Venturing into the world of farmers, chemicals, and supply chain challenges, I honed in on the importance of healthy soil. Healthy soil, it turns out, is a game-changer, contributing to carbon sequestration, robust crops, and increased resilience to environmental challenges.

Engaging with farmers nationwide, I observed that simple practices had the most significant impact on soil health: minimal tilling, cover cropping, avoiding herbicides and fungicides, and rotating livestock. Inspired, I implemented these principles on a half acre test paddock since May, seeking a tangible measure of success—the “shovel test.”

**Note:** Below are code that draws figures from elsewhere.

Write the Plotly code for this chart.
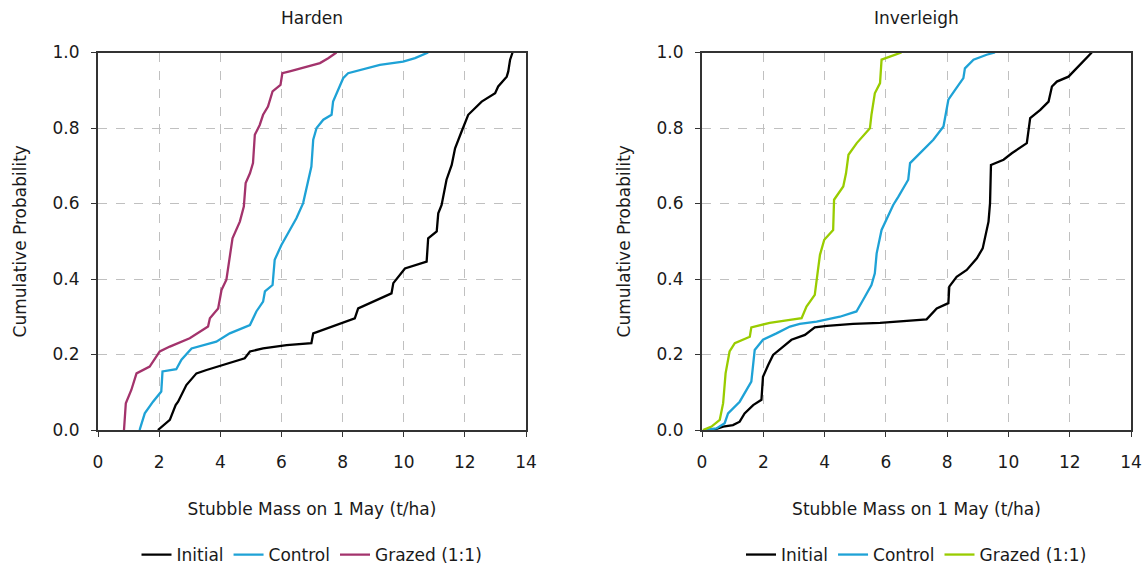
import plotly.graph_objects as go

# ---------------- Data ----------------
# Harden
harden_initial_x = [1.96, 2.35, 2.54, 2.62, 2.89, 3.22, 3.55, 4.09, 4.80, 4.97, 5.40, 6.17, 6.98, 7.04, 7.80, 8.40, 8.51, 9.11, 9.60, 9.66, 9.93, 10.04, 10.75, 10.80, 11.08, 11.13, 11.24, 11.40, 11.57, 11.68, 11.89, 12.06, 12.11, 12.55, 12.99, 13.09, 13.37, 13.42, 13.48, 13.56]
harden_initial_y = [0.0, 0.027, 0.066, 0.075, 0.119, 0.150, 0.159, 0.172, 0.190, 0.208, 0.216, 0.225, 0.230, 0.256, 0.278, 0.296, 0.322, 0.345, 0.362, 0.389, 0.415, 0.428, 0.446, 0.508, 0.526, 0.574, 0.596, 0.663, 0.702, 0.746, 0.790, 0.822, 0.835, 0.870, 0.892, 0.910, 0.936, 0.950, 0.981, 1.0]

harden_control_x = [1.36, 1.53, 1.80, 2.07, 2.11, 2.56, 2.73, 3.06, 3.87, 4.31, 4.97, 5.18, 5.40, 5.46, 5.71, 5.78, 6.00, 6.27, 6.49, 6.71, 6.87, 6.98, 7.04, 7.15, 7.37, 7.64, 7.69, 7.86, 8.02, 8.18, 8.57, 9.22, 9.98, 10.37, 10.80]
harden_control_y = [0.0, 0.044, 0.075, 0.102, 0.155, 0.161, 0.186, 0.216, 0.234, 0.256, 0.278, 0.314, 0.340, 0.367, 0.384, 0.451, 0.490, 0.530, 0.561, 0.601, 0.654, 0.698, 0.769, 0.800, 0.822, 0.835, 0.870, 0.901, 0.932, 0.945, 0.954, 0.967, 0.976, 0.985, 1.0]

harden_grazed_x = [0.85, 0.91, 1.09, 1.26, 1.69, 2.02, 2.35, 3.00, 3.60, 3.66, 3.93, 4.04, 4.20, 4.26, 4.40, 4.64, 4.77, 4.83, 4.97, 5.07, 5.13, 5.29, 5.40, 5.56, 5.71, 5.97, 6.03, 6.27, 6.82, 7.26, 7.53, 7.80]
harden_grazed_y = [0.0, 0.071, 0.106, 0.150, 0.168, 0.208, 0.221, 0.243, 0.274, 0.296, 0.322, 0.371, 0.398, 0.433, 0.508, 0.552, 0.592, 0.654, 0.680, 0.707, 0.782, 0.808, 0.835, 0.857, 0.897, 0.914, 0.945, 0.950, 0.963, 0.972, 0.985, 1.0]

# Inverleigh
inver_initial_x = [0.36, 0.69, 1.01, 1.23, 1.39, 1.67, 1.94, 1.99, 2.16, 2.32, 2.65, 2.92, 3.36, 3.68, 4.08, 4.93, 5.81, 6.68, 7.33, 7.66, 8.04, 8.07, 8.31, 8.64, 8.97, 9.16, 9.27, 9.35, 9.40, 9.43, 9.84, 10.11, 10.60, 10.65, 10.71, 11.04, 11.31, 11.42, 11.58, 11.96, 12.29, 12.56, 12.72]
inver_initial_y = [0.0, 0.009, 0.013, 0.022, 0.044, 0.066, 0.080, 0.141, 0.172, 0.199, 0.221, 0.239, 0.252, 0.272, 0.276, 0.281, 0.284, 0.290, 0.293, 0.322, 0.336, 0.380, 0.406, 0.424, 0.455, 0.481, 0.521, 0.552, 0.601, 0.702, 0.716, 0.733, 0.760, 0.791, 0.826, 0.848, 0.870, 0.910, 0.923, 0.936, 0.963, 0.985, 1.0]

inver_control_x = [0.09, 0.47, 0.74, 0.85, 1.23, 1.61, 1.72, 1.99, 2.43, 2.87, 3.19, 3.74, 4.50, 5.04, 5.26, 5.53, 5.64, 5.70, 5.86, 6.02, 6.24, 6.41, 6.73, 6.79, 7.11, 7.55, 7.88, 7.93, 8.04, 8.26, 8.53, 8.58, 8.86, 9.29, 9.56]
inver_control_y = [0.0, 0.004, 0.018, 0.044, 0.075, 0.128, 0.212, 0.239, 0.256, 0.274, 0.281, 0.287, 0.300, 0.314, 0.345, 0.384, 0.415, 0.468, 0.530, 0.557, 0.596, 0.618, 0.663, 0.707, 0.733, 0.769, 0.804, 0.830, 0.875, 0.901, 0.932, 0.958, 0.981, 0.994, 1.0]

inver_grazed_x = [0.03, 0.31, 0.58, 0.69, 0.77, 0.90, 1.07, 1.56, 1.61, 2.21, 2.87, 3.25, 3.41, 3.68, 3.77, 3.85, 3.99, 4.28, 4.31, 4.61, 4.70, 4.78, 5.05, 5.48, 5.53, 5.64, 5.81, 5.86, 6.13, 6.51]
inver_grazed_y = [0.0, 0.009, 0.027, 0.071, 0.150, 0.208, 0.230, 0.247, 0.272, 0.284, 0.292, 0.296, 0.327, 0.358, 0.415, 0.464, 0.504, 0.530, 0.610, 0.645, 0.680, 0.729, 0.760, 0.799, 0.835, 0.892, 0.919, 0.981, 0.989, 1.0]

x_ticks = [0, 2, 4, 6, 8, 10, 12, 14]
y_ticks = [0.0, 0.2, 0.4, 0.6, 0.8, 1.0]
y_tick_labels = ["0.0", "0.2", "0.4", "0.6", "0.8", "1.0"]

titles = ["Harden", "Inverleigh"]
x_title = "Stubble Mass on 1 May (t/ha)"
y_title = "Cumulative Probability"

BLACK = "#000000"
BLUE = "#1ea2d6"
PURPLE = "#a3336c"
GREEN = "#99cc00"

FONT = "DejaVu Sans, Verdana, sans-serif"
FS = 17
TXT = "#1a1a1a"

fig = go.Figure()

def add(x, y, name, color, xa, ya, legend):
    fig.add_trace(go.Scatter(x=x, y=y, name=name, mode="lines",
                             line=dict(color=color, width=2.3),
                             xaxis=xa, yaxis=ya, legend=legend))

add(harden_initial_x, harden_initial_y, "Initial", BLACK, "x", "y", "legend")
add(harden_control_x, harden_control_y, "Control", BLUE, "x", "y", "legend")
add(harden_grazed_x, harden_grazed_y, "Grazed (1:1)", PURPLE, "x", "y", "legend")
add(inver_initial_x, inver_initial_y, "Initial", BLACK, "x2", "y2", "legend2")
add(inver_control_x, inver_control_y, "Control", BLUE, "x2", "y2", "legend2")
add(inver_grazed_x, inver_grazed_y, "Grazed (1:1)", GREEN, "x2", "y2", "legend2")

W, H = 1142, 569

def px(v):
    return v / W

def py(v):
    return 1 - v / H

left_dom = [px(98), px(526)]
right_dom = [px(702), px(1131)]
y_dom = [py(430), py(52.5)]

xaxis_common = dict(range=[0, 14], tickvals=x_ticks, showline=True, linecolor="#333333",
                    linewidth=2, mirror=True, ticks="outside", ticklen=5, tickcolor="#333333",
                    showgrid=True, gridcolor="#c0c0c0", griddash="dash", gridwidth=1.3,
                    zeroline=False, automargin=False, ticklabelstandoff=11,
                    tickfont=dict(size=FS, color=TXT, family=FONT),
                    title=dict(text=x_title, font=dict(size=FS, color=TXT, family=FONT), standoff=32))
yaxis_common = dict(range=[0, 1], tickvals=y_ticks, ticktext=y_tick_labels, showline=True,
                    linecolor="#333333", linewidth=2, mirror=True, ticks="outside", ticklen=5,
                    tickcolor="#333333", showgrid=True, gridcolor="#c0c0c0", griddash="dash",
                    gridwidth=1.3, zeroline=False, automargin=False, ticklabelstandoff=8,
                    tickfont=dict(size=FS, color=TXT, family=FONT),
                    title=dict(text=y_title, font=dict(size=FS, color=TXT, family=FONT), standoff=22))

fig.update_layout(
    width=W, height=H,
    margin=dict(l=0, r=0, t=0, b=0, autoexpand=False),
    plot_bgcolor="white", paper_bgcolor="white",
    font=dict(family=FONT, size=FS, color=TXT),
    xaxis=dict(domain=left_dom, anchor="y", **xaxis_common),
    yaxis=dict(domain=y_dom, anchor="x", **yaxis_common),
    xaxis2=dict(domain=right_dom, anchor="y2", **xaxis_common),
    yaxis2=dict(domain=y_dom, anchor="x2", **yaxis_common),
    legend=dict(orientation="h", x=(left_dom[0] + left_dom[1]) / 2, xanchor="center",
                y=py(555), yanchor="middle", font=dict(size=FS, family=FONT, color=TXT),
                bgcolor="rgba(0,0,0,0)", itemwidth=30, tracegroupgap=0),
    legend2=dict(orientation="h", x=(right_dom[0] + right_dom[1]) / 2, xanchor="center",
                 y=py(555), yanchor="middle", font=dict(size=FS, family=FONT, color=TXT),
                 bgcolor="rgba(0,0,0,0)", itemwidth=30, tracegroupgap=0),
    annotations=[
        dict(text=titles[0], x=(left_dom[0] + left_dom[1]) / 2, y=py(18), xref="paper",
             yref="paper", xanchor="center", yanchor="middle", showarrow=False,
             font=dict(size=FS, family=FONT, color=TXT)),
        dict(text=titles[1], x=(right_dom[0] + right_dom[1]) / 2, y=py(18), xref="paper",
             yref="paper", xanchor="center", yanchor="middle", showarrow=False,
             font=dict(size=FS, family=FONT, color=TXT)),
    ],
)

# remove the page's default body margin so the figure fills the window exactly
fig.write_html("out.html", config={"displayModeBar": False},
               post_script="document.body.style.margin='0';document.body.style.overflow='hidden';")
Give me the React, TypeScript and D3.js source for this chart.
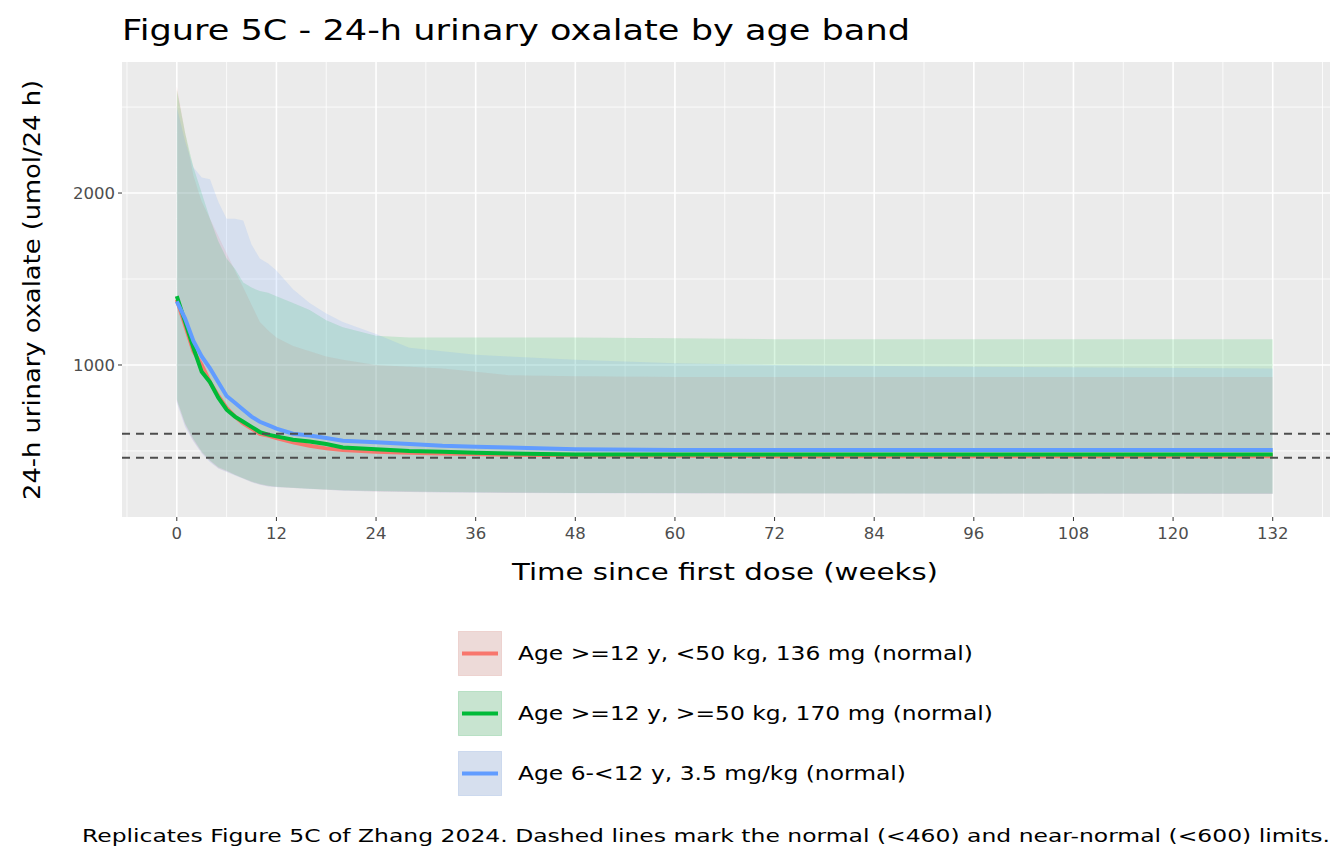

Our heavily compacted land posed initial challenges, with the shovel barely breaking ground during the early stages. However, after five and a half months, the shovel now penetrates two-thirds into the ground.  

Specifically, the result has been a visible change in the texture of my soil. My “shovel test” proved this by not only allowing me to get better depth, but also allowing me to pull out a healthy sized chunk of soil (See photos) showcasing a healthier root system of the grasses growing.  And this grass that my animals graze on is not what I even planted. What a great by-product of improving the soil as a whole. 

So the root system looks chunkier, healthier and longer when compared to my other paddocks. Do I dare say it might even taste better? 

On our modest 13-acre property, this small-scale experiment has yielded promising results. Our next steps include spreading composted horse manure and leaf mulch, generously provided by a helpful neighbour with a spreader. With the horses off the property for a few months to allow paddocks to rest, we plan to refine our approach to rotational grazing.

Looking ahead, I aim to experiment with a Spring/Summer seed mix for ongoing cover crop and natural soil aeration. Extending access gates for better equipment manoeuvrability is in the works, a necessary adjustment given the initial oversight.

While our 13-acre endeavour may seem small compared to others, my hope is that by sharing our field notes, we can connect with fellow landholders in the Hawkesbury. Our journey continues, with plans for composting, rotational grazing, and experimenting with cover crops, all geared towards fostering healthier soil and sustainable farming practices.